Set to TRUE mainly for debugging

show_linkages

Set to TRUE to link every row to an available capture and genome sample using get_gambl_metadata to prioritize each to at most one per biopsy_id

...

Optional parameters to pass along to get_gambl_metadata (only used if show_linkages = TRUE)

Value

A data frame with a row for each non-redundant RNA-seq result and the following columns:

mrna_sample_id

The unique sample_id value that will match a single row from the GAMBL metadata where seq_type is mrna.

biopsy_id

The unique identifier for the source of nucleic acids.

sample_id

Identical to mrna_sample_id

capture_sample_id

When this biopsy has capture/exome data in the GAMBL metadata, the value will be the sample_id for that data.

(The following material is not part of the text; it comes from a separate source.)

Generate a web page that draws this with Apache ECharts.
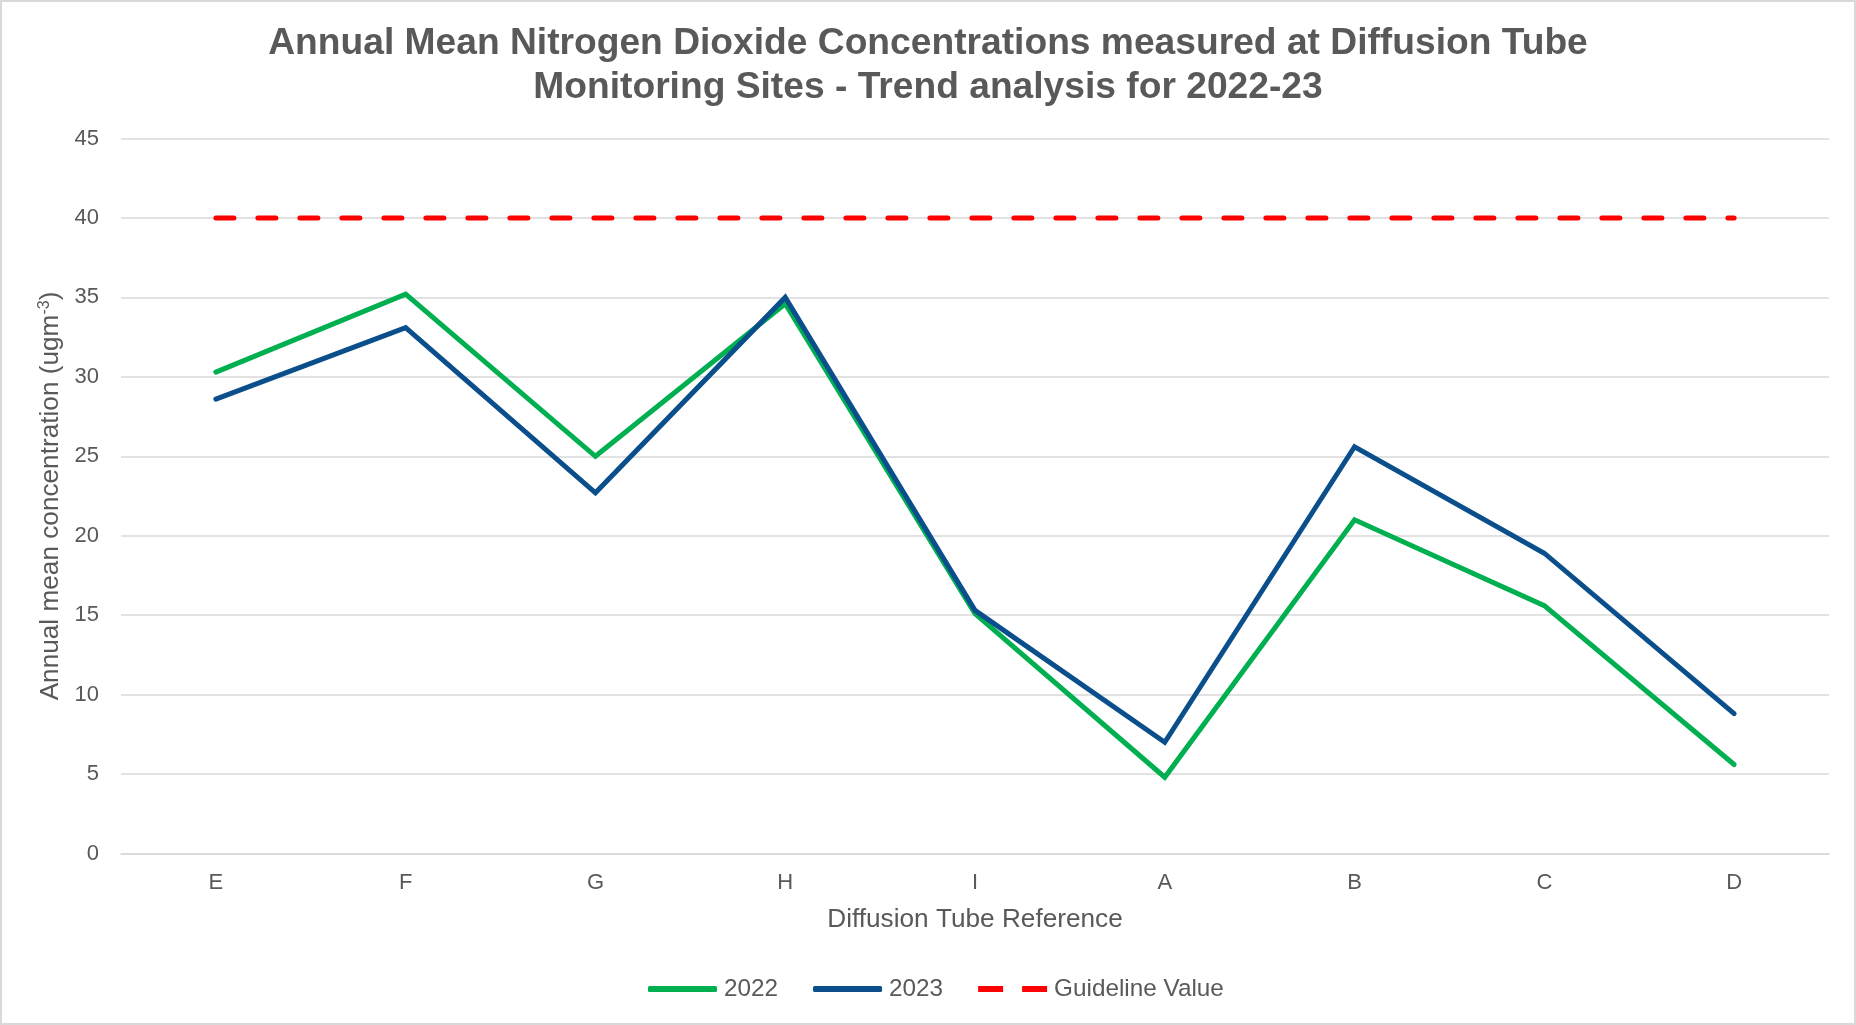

NA otherwise.

genome_sample_id

When this biopsy has genome data in the GAMBL metadata, the value will be the sample_id for that data. NA otherwise.

patient_id

The anonymized unique identifier for this patient. For BC samples, this will be Res ID.

seq_type

The assay type used to produce this data (will always be "mrna" in this case)

protocol

Specifies the RNA-seq library construction protocol.

ffpe_or_frozen

Specifies the way the source of nucleic acids was preserved. Either FFPE or frozen.